State v. Highsmith, 285 N.C. App. 198 (Aug. 16, 2022)

In this Duplin County case, defendant appealed his conviction for felony possession of marijuana. The Court of Appeals found no error and no ineffective assistance of counsel.

Officers of the Duplin County Sheriff’s Office observed a vehicle leaving a residence where they had received several complaints of narcotics being sold. Defendant was in the passenger seat of the vehicle, and the officers recognized him from past encounters and arrests for marijuana possession. The officers also observed a box of ammunition on the back seat and noted that the vehicle was not registered to any of the occupants. After a K-9 unit arrived and signaled the possible presence of illegal substances, the officers searched and found a vacuum-sealed bag of possible marijuana under defendant’s seat. The search also turned up a digital scale and a large amount of cash. Chemical analysis later determined the substance was marijuana.

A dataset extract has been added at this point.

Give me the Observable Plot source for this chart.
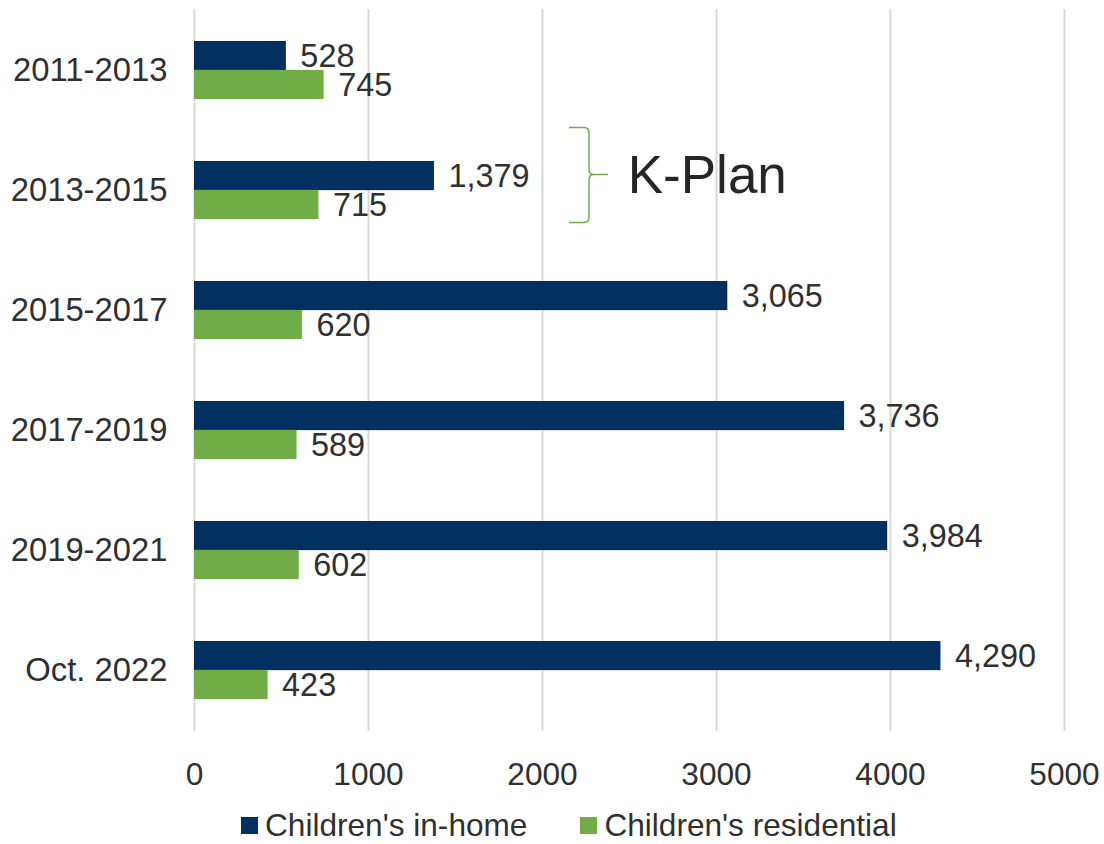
<!DOCTYPE html>
<html>
<head>
<meta charset="utf-8">
<script src="https://cdn.jsdelivr.net/npm/d3@7"></script>
<script src="https://cdn.jsdelivr.net/npm/@observablehq/plot@0.6"></script>
<style>
  html, body { margin: 0; padding: 0; background: #fff; overflow: hidden; }
  body { width: 1104px; font-family: "Liberation Sans", Arial, sans-serif; color: #303030; }
  #chart svg { display: block; }
  .legend { display: flex; align-items: center; padding-top: 7px; padding-left: 241px; height: 37px; font-size: 31.6px; line-height: 37px; }
  .legend .item { display: flex; align-items: center; }
  .legend .swatch { width: 17px; height: 17px; margin-right: 7px; }
  .legend .item + .item { margin-left: 53px; }
</style>
</head>
<body>
<div id="chart"></div>
<div class="legend" id="legend"></div>
<script>
// Periods shown on the vertical axis
const periods = ["2011-2013", "2013-2015", "2015-2017", "2017-2019", "2019-2021", "Oct. 2022"];
// Children served, by service type
const inHome = [528, 1379, 3065, 3736, 3984, 4290];
const residential = [745, 715, 620, 589, 602, 423];
const seriesNames = ["Children's in-home", "Children's residential"];
const seriesColors = ["#003060", "#70ad47"];
const xTicks = [0, 1000, 2000, 3000, 4000, 5000];

const width = 1104, height = 800;
const marginTop = 9, marginBottom = 69, marginLeft = 194, marginRight = 40;
const paddingInner = 0.52, paddingOuter = 0.26;
const step = (height - marginTop - marginBottom) / (periods.length - paddingInner + 2 * paddingOuter);
const bandwidth = step * (1 - paddingInner);
const half = bandwidth / 2;

const rows = periods.flatMap((p, i) => [
  {period: p, series: seriesNames[0], value: inHome[i]},
  {period: p, series: seriesNames[1], value: residential[i]}
]);
const homeRows = rows.filter(d => d.series === seriesNames[0]);
const resRows = rows.filter(d => d.series === seriesNames[1]);

// Curly brace grouping the 2013-2015 period under the K-Plan label
const brace = (index, scales, values, dimensions, context) => {
  const doc = context && context.document ? context.document : document;
  const x0 = scales.x(2155), xm = scales.x(2270), xt = scales.x(2379);
  const cy = scales.y("2013-2015") + half;
  const top = cy - 62.5, tip = cy - 15.5, bot = cy + 32.5;
  const r = 5;
  const d = `M${x0},${top} L${xm - r},${top} Q${xm},${top} ${xm},${top + r}` +
    ` L${xm},${tip - r} Q${xm},${tip} ${xm + r},${tip} L${xt},${tip}` +
    ` M${xm + r},${tip} Q${xm},${tip} ${xm},${tip + r}` +
    ` L${xm},${bot - r} Q${xm},${bot} ${xm - r},${bot} L${x0},${bot}`;
  const g = doc.createElementNS("http://www.w3.org/2000/svg", "g");
  const path = doc.createElementNS("http://www.w3.org/2000/svg", "path");
  path.setAttribute("d", d);
  path.setAttribute("fill", "none");
  path.setAttribute("stroke", "#70ad47");
  path.setAttribute("stroke-width", "1.5");
  g.appendChild(path);
  return g;
};

const fmt = d3.format(",");

const chart = Plot.plot({
  width, height, marginTop, marginBottom, marginLeft, marginRight,
  style: {fontFamily: "Liberation Sans, Arial, sans-serif", fontSize: "31.6px", color: "#303030", background: "#fff", overflow: "visible"},
  x: {domain: [0, 5000], ticks: xTicks, tickFormat: d => String(d), tickSize: 0, tickPadding: 31, label: null},
  y: {domain: periods, paddingInner, paddingOuter, tickSize: 0, tickPadding: 27, label: null},
  marks: [
    Plot.gridX(xTicks, {stroke: "#d9d9d9", strokeOpacity: 1, strokeWidth: 2}),
    Plot.barX(homeRows, {x: "value", y: "period", fill: seriesColors[0], insetBottom: half}),
    Plot.barX(resRows, {x: "value", y: "period", fill: seriesColors[1], insetTop: half}),
    Plot.text(homeRows, {x: "value", y: "period", text: d => fmt(d.value), textAnchor: "start", dx: 14, dy: -half / 2 + 1, fontSize: 32.4, fill: "#303030"}),
    Plot.text(resRows, {x: "value", y: "period", text: d => fmt(d.value), textAnchor: "start", dx: 14, dy: half / 2 + 1, fontSize: 32.4, fill: "#303030"}),
    brace,
    Plot.text(["K-Plan"], {x: 2490, y: () => "2013-2015", text: d => d, textAnchor: "start", dy: -14.5, fontSize: 53, fill: "#262626"})
  ]
});
// Period labels on the vertical axis are set a little larger
chart.querySelectorAll("[aria-label='y-axis tick label'] text").forEach(t => t.setAttribute("font-size", "32.8"));
document.getElementById("chart").appendChild(chart);

const legend = document.getElementById("legend");
seriesNames.forEach((name, i) => {
  const item = document.createElement("div");
  item.className = "item";
  const sw = document.createElement("span");
  sw.className = "swatch";
  sw.style.background = seriesColors[i];
  const label = document.createElement("span");
  label.textContent = name;
  item.appendChild(sw);
  item.appendChild(label);
  legend.appendChild(item);
});
</script>
</body>
</html>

At trial, defendant made a motion to suppress the bag of marijuana, arguing that the K-9 alert could not support probable cause for the seizure due to the similarity of legal hemp and illegal marijuana. Examining the trial court’s decision to deny, the Court of Appeals noted that the “totality of the circumstances” supported the seizure, because defendant made no statements about the bag containing hemp, and the officers found a digital scale and a large amount of cash in the same search, bolstering the assumption that the bag contained illegal marijuana. Slip Op. at ¶20.

The Court of Appeals also examined defendant’s claims that it was plain error not to instruct the jury that defendant must have actual knowledge the product in the bag was illegal marijuana, and that defendant’s counsel was ineffective by not requesting this jury instruction. The court disagreed on both issues, pointing to the evidence that also supported the denial of the motion to suppress.